**Provided data**
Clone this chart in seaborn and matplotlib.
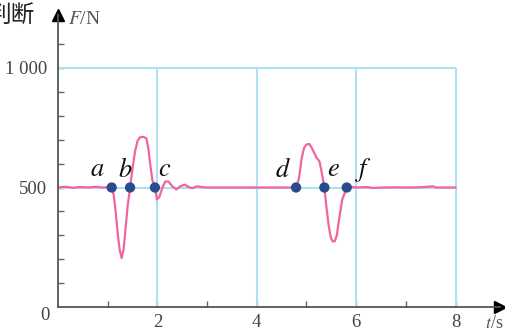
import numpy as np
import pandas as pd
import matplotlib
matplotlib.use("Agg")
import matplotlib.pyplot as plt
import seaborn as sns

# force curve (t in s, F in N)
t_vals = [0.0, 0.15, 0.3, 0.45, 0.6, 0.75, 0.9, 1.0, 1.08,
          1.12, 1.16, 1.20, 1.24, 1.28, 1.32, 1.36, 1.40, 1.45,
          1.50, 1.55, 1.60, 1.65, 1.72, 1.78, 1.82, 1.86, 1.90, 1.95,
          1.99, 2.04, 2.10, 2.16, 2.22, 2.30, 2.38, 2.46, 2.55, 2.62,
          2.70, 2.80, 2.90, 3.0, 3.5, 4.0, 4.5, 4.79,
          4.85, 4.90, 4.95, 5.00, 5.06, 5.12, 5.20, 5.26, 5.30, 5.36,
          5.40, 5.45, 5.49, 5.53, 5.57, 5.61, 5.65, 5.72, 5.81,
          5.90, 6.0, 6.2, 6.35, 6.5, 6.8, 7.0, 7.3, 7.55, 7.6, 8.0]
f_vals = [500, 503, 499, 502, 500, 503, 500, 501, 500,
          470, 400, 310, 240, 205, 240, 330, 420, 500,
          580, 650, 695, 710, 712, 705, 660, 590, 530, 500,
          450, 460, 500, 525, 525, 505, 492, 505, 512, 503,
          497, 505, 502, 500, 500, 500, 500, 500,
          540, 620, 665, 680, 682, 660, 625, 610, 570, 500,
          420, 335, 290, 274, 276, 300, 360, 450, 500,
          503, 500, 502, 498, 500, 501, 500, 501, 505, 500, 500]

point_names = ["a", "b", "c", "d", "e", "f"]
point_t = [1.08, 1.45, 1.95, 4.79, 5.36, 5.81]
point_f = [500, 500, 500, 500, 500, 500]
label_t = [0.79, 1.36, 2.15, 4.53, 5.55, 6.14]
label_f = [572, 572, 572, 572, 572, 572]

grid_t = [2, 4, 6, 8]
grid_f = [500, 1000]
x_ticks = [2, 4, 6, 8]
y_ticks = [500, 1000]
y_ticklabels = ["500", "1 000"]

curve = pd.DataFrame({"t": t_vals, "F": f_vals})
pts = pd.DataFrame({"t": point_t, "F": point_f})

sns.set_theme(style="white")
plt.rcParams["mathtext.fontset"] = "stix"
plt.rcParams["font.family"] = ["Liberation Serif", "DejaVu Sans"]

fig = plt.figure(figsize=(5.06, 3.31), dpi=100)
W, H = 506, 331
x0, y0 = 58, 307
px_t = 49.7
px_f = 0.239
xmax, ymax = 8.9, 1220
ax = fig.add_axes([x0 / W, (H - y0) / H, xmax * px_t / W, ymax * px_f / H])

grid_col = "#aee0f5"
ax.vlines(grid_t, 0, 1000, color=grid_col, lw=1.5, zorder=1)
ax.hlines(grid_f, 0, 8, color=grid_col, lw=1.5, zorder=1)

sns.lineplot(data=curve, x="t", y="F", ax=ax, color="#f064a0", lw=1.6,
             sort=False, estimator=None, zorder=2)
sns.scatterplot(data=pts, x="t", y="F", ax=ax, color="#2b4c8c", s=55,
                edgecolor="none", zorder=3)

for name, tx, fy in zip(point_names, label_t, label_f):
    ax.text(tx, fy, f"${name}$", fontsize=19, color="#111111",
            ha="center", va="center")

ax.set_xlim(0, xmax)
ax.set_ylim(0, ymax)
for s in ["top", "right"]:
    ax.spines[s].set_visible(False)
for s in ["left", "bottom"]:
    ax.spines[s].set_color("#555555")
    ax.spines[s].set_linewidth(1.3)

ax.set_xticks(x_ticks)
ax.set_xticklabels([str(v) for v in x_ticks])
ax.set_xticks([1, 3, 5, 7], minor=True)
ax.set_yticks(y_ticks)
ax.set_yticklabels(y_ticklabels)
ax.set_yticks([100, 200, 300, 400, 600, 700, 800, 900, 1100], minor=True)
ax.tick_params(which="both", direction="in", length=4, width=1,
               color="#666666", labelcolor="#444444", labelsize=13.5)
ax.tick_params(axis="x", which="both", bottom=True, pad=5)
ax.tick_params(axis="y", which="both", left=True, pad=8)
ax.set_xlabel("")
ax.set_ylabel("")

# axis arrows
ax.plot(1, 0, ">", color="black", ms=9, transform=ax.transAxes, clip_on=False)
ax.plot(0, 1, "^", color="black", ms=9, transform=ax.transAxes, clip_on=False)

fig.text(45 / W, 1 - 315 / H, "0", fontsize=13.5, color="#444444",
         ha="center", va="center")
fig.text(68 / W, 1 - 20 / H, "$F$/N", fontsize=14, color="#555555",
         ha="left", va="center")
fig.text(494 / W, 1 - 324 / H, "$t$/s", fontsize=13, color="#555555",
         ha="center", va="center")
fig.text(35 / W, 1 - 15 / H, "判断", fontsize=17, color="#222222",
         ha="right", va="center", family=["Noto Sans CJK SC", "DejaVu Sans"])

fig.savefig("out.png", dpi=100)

**Exercise aim**
Skip the pictures, then retype every line above exactly.

**Exercise response**
Clone this chart in seaborn and matplotlib.
import numpy as np
import pandas as pd
import matplotlib
matplotlib.use("Agg")
import matplotlib.pyplot as plt
import seaborn as sns

# force curve (t in s, F in N)
t_vals = [0.0, 0.15, 0.3, 0.45, 0.6, 0.75, 0.9, 1.0, 1.08,
          1.12, 1.16, 1.20, 1.24, 1.28, 1.32, 1.36, 1.40, 1.45,
          1.50, 1.55, 1.60, 1.65, 1.72, 1.78, 1.82, 1.86, 1.90, 1.95,
          1.99, 2.04, 2.10, 2.16, 2.22, 2.30, 2.38, 2.46, 2.55, 2.62,
          2.70, 2.80, 2.90, 3.0, 3.5, 4.0, 4.5, 4.79,
          4.85, 4.90, 4.95, 5.00, 5.06, 5.12, 5.20, 5.26, 5.30, 5.36,
          5.40, 5.45, 5.49, 5.53, 5.57, 5.61, 5.65, 5.72, 5.81,
          5.90, 6.0, 6.2, 6.35, 6.5, 6.8, 7.0, 7.3, 7.55, 7.6, 8.0]
f_vals = [500, 503, 499, 502, 500, 503, 500, 501, 500,
          470, 400, 310, 240, 205, 240, 330, 420, 500,
          580, 650, 695, 710, 712, 705, 660, 590, 530, 500,
          450, 460, 500, 525, 525, 505, 492, 505, 512, 503,
          497, 505, 502, 500, 500, 500, 500, 500,
          540, 620, 665, 680, 682, 660, 625, 610, 570, 500,
          420, 335, 290, 274, 276, 300, 360, 450, 500,
          503, 500, 502, 498, 500, 501, 500, 501, 505, 500, 500]

point_names = ["a", "b", "c", "d", "e", "f"]
point_t = [1.08, 1.45, 1.95, 4.79, 5.36, 5.81]
point_f = [500, 500, 500, 500, 500, 500]
label_t = [0.79, 1.36, 2.15, 4.53, 5.55, 6.14]
label_f = [572, 572, 572, 572, 572, 572]

grid_t = [2, 4, 6, 8]
grid_f = [500, 1000]
x_ticks = [2, 4, 6, 8]
y_ticks = [500, 1000]
y_ticklabels = ["500", "1 000"]

curve = pd.DataFrame({"t": t_vals, "F": f_vals})
pts = pd.DataFrame({"t": point_t, "F": point_f})

sns.set_theme(style="white")
plt.rcParams["mathtext.fontset"] = "stix"
plt.rcParams["font.family"] = ["Liberation Serif", "DejaVu Sans"]

fig = plt.figure(figsize=(5.06, 3.31), dpi=100)
W, H = 506, 331
x0, y0 = 58, 307
px_t = 49.7
px_f = 0.239
xmax, ymax = 8.9, 1220
ax = fig.add_axes([x0 / W, (H - y0) / H, xmax * px_t / W, ymax * px_f / H])

grid_col = "#aee0f5"
ax.vlines(grid_t, 0, 1000, color=grid_col, lw=1.5, zorder=1)
ax.hlines(grid_f, 0, 8, color=grid_col, lw=1.5, zorder=1)

sns.lineplot(data=curve, x="t", y="F", ax=ax, color="#f064a0", lw=1.6,
             sort=False, estimator=None, zorder=2)
sns.scatterplot(data=pts, x="t", y="F", ax=ax, color="#2b4c8c", s=55,
                edgecolor="none", zorder=3)

for name, tx, fy in zip(point_names, label_t, label_f):
    ax.text(tx, fy, f"${name}$", fontsize=19, color="#111111",
            ha="center", va="center")

ax.set_xlim(0, xmax)
ax.set_ylim(0, ymax)
for s in ["top", "right"]:
    ax.spines[s].set_visible(False)
for s in ["left", "bottom"]:
    ax.spines[s].set_color("#555555")
    ax.spines[s].set_linewidth(1.3)

ax.set_xticks(x_ticks)
ax.set_xticklabels([str(v) for v in x_ticks])
ax.set_xticks([1, 3, 5, 7], minor=True)
ax.set_yticks(y_ticks)
ax.set_yticklabels(y_ticklabels)
ax.set_yticks([100, 200, 300, 400, 600, 700, 800, 900, 1100], minor=True)
ax.tick_params(which="both", direction="in", length=4, width=1,
               color="#666666", labelcolor="#444444", labelsize=13.5)
ax.tick_params(axis="x", which="both", bottom=True, pad=5)
ax.tick_params(axis="y", which="both", left=True, pad=8)
ax.set_xlabel("")
ax.set_ylabel("")

# axis arrows
ax.plot(1, 0, ">", color="black", ms=9, transform=ax.transAxes, clip_on=False)
ax.plot(0, 1, "^", color="black", ms=9, transform=ax.transAxes, clip_on=False)

fig.text(45 / W, 1 - 315 / H, "0", fontsize=13.5, color="#444444",
         ha="center", va="center")
fig.text(68 / W, 1 - 20 / H, "$F$/N", fontsize=14, color="#555555",
         ha="left", va="center")
fig.text(494 / W, 1 - 324 / H, "$t$/s", fontsize=13, color="#555555",
         ha="center", va="center")
fig.text(35 / W, 1 - 15 / H, "判断", fontsize=17, color="#222222",
         ha="right", va="center", family=["Noto Sans CJK SC", "DejaVu Sans"])

fig.savefig("out.png", dpi=100)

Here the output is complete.